Task. Strip the pictures and reproduce the rest of the listing exactly.

- - - -

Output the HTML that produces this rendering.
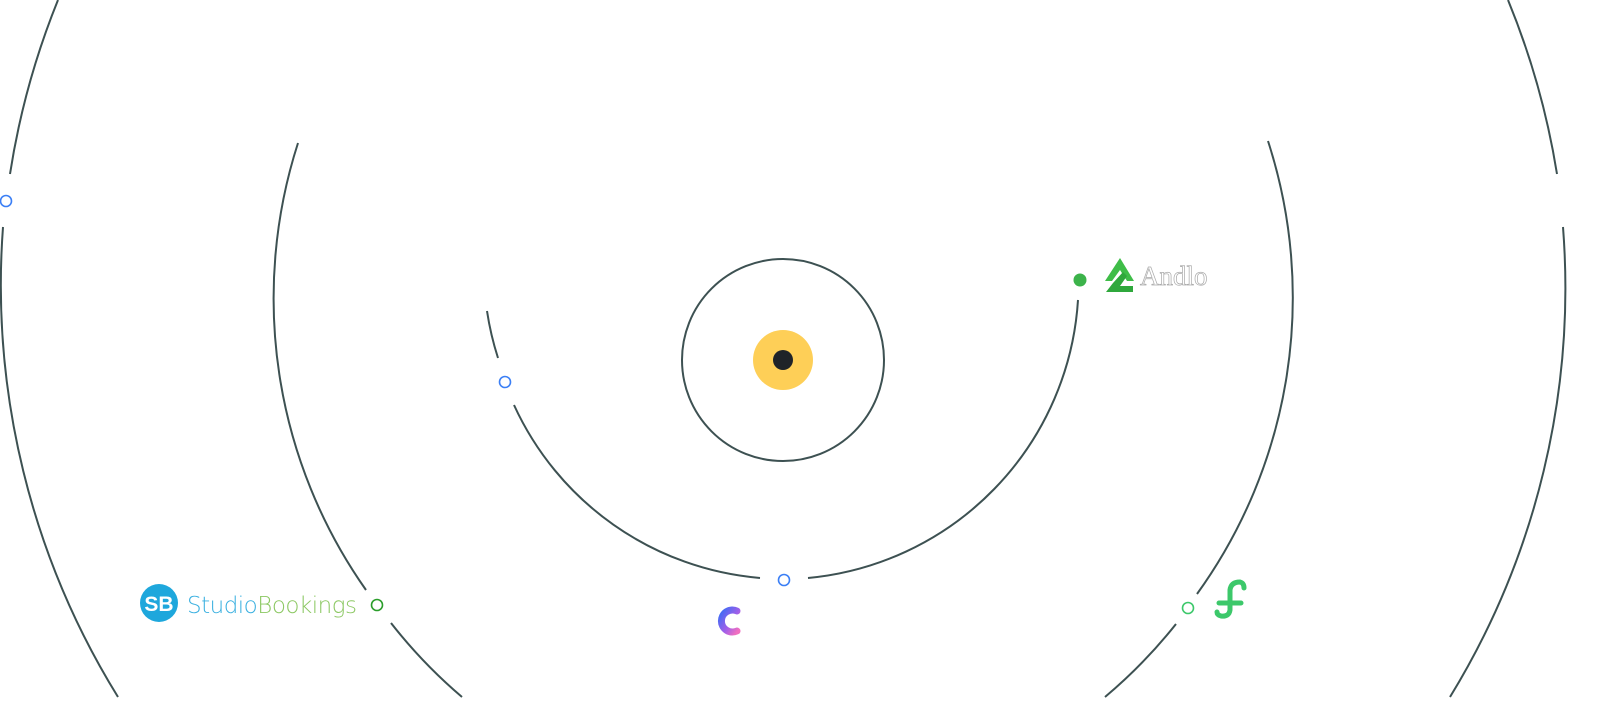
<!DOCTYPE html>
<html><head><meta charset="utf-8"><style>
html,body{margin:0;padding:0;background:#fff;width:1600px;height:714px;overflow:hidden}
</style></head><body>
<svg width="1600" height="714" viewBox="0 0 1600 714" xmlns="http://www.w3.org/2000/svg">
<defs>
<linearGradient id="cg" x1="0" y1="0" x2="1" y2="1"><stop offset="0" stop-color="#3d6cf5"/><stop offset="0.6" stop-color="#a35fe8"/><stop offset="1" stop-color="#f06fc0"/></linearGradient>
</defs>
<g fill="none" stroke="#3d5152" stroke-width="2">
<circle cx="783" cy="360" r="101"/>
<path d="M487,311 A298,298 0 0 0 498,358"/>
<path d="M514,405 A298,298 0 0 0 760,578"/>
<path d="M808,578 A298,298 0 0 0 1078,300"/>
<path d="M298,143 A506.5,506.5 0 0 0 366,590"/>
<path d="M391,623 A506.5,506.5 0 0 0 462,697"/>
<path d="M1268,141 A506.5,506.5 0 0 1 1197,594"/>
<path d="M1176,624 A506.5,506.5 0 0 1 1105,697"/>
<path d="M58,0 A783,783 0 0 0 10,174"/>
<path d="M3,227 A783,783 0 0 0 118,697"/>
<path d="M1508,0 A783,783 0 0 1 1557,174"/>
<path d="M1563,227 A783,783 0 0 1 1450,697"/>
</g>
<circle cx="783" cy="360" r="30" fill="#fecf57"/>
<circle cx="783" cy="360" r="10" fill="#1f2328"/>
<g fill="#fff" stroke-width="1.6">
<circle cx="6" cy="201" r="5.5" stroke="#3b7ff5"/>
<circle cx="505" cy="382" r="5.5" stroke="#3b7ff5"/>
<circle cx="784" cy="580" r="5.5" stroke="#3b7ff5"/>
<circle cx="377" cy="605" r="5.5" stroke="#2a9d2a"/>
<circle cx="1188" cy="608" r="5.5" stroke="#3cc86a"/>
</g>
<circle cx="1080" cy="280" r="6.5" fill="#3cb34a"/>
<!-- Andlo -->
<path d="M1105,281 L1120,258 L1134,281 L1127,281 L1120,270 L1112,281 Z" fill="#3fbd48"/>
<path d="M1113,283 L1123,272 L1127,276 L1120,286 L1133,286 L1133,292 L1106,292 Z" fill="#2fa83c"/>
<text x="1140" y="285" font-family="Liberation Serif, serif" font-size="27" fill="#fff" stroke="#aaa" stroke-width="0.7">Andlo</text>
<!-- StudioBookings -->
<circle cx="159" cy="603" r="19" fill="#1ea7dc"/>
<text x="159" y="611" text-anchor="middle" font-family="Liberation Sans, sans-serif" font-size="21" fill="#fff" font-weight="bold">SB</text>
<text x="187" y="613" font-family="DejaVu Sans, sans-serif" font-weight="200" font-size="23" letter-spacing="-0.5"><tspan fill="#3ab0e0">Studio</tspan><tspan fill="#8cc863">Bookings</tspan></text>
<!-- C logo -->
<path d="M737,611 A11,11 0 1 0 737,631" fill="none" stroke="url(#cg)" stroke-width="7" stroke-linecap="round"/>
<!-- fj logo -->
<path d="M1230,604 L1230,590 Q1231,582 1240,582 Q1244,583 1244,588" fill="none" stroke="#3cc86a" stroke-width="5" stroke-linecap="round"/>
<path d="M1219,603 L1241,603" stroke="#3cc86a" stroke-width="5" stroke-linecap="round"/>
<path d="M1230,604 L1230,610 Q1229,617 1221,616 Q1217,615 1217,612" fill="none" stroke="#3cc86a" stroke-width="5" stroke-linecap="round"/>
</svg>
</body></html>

- - - -

Written response.
Output the HTML that produces this rendering.
<!DOCTYPE html>
<html><head><meta charset="utf-8"><style>
html,body{margin:0;padding:0;background:#fff;width:1600px;height:714px;overflow:hidden}
</style></head><body>
<svg width="1600" height="714" viewBox="0 0 1600 714" xmlns="http://www.w3.org/2000/svg">
<defs>
<linearGradient id="cg" x1="0" y1="0" x2="1" y2="1"><stop offset="0" stop-color="#3d6cf5"/><stop offset="0.6" stop-color="#a35fe8"/><stop offset="1" stop-color="#f06fc0"/></linearGradient>
</defs>
<g fill="none" stroke="#3d5152" stroke-width="2">
<circle cx="783" cy="360" r="101"/>
<path d="M487,311 A298,298 0 0 0 498,358"/>
<path d="M514,405 A298,298 0 0 0 760,578"/>
<path d="M808,578 A298,298 0 0 0 1078,300"/>
<path d="M298,143 A506.5,506.5 0 0 0 366,590"/>
<path d="M391,623 A506.5,506.5 0 0 0 462,697"/>
<path d="M1268,141 A506.5,506.5 0 0 1 1197,594"/>
<path d="M1176,624 A506.5,506.5 0 0 1 1105,697"/>
<path d="M58,0 A783,783 0 0 0 10,174"/>
<path d="M3,227 A783,783 0 0 0 118,697"/>
<path d="M1508,0 A783,783 0 0 1 1557,174"/>
<path d="M1563,227 A783,783 0 0 1 1450,697"/>
</g>
<circle cx="783" cy="360" r="30" fill="#fecf57"/>
<circle cx="783" cy="360" r="10" fill="#1f2328"/>
<g fill="#fff" stroke-width="1.6">
<circle cx="6" cy="201" r="5.5" stroke="#3b7ff5"/>
<circle cx="505" cy="382" r="5.5" stroke="#3b7ff5"/>
<circle cx="784" cy="580" r="5.5" stroke="#3b7ff5"/>
<circle cx="377" cy="605" r="5.5" stroke="#2a9d2a"/>
<circle cx="1188" cy="608" r="5.5" stroke="#3cc86a"/>
</g>
<circle cx="1080" cy="280" r="6.5" fill="#3cb34a"/>
<!-- Andlo -->
<path d="M1105,281 L1120,258 L1134,281 L1127,281 L1120,270 L1112,281 Z" fill="#3fbd48"/>
<path d="M1113,283 L1123,272 L1127,276 L1120,286 L1133,286 L1133,292 L1106,292 Z" fill="#2fa83c"/>
<text x="1140" y="285" font-family="Liberation Serif, serif" font-size="27" fill="#fff" stroke="#aaa" stroke-width="0.7">Andlo</text>
<!-- StudioBookings -->
<circle cx="159" cy="603" r="19" fill="#1ea7dc"/>
<text x="159" y="611" text-anchor="middle" font-family="Liberation Sans, sans-serif" font-size="21" fill="#fff" font-weight="bold">SB</text>
<text x="187" y="613" font-family="DejaVu Sans, sans-serif" font-weight="200" font-size="23" letter-spacing="-0.5"><tspan fill="#3ab0e0">Studio</tspan><tspan fill="#8cc863">Bookings</tspan></text>
<!-- C logo -->
<path d="M737,611 A11,11 0 1 0 737,631" fill="none" stroke="url(#cg)" stroke-width="7" stroke-linecap="round"/>
<!-- fj logo -->
<path d="M1230,604 L1230,590 Q1231,582 1240,582 Q1244,583 1244,588" fill="none" stroke="#3cc86a" stroke-width="5" stroke-linecap="round"/>
<path d="M1219,603 L1241,603" stroke="#3cc86a" stroke-width="5" stroke-linecap="round"/>
<path d="M1230,604 L1230,610 Q1229,617 1221,616 Q1217,615 1217,612" fill="none" stroke="#3cc86a" stroke-width="5" stroke-linecap="round"/>
</svg>
</body></html>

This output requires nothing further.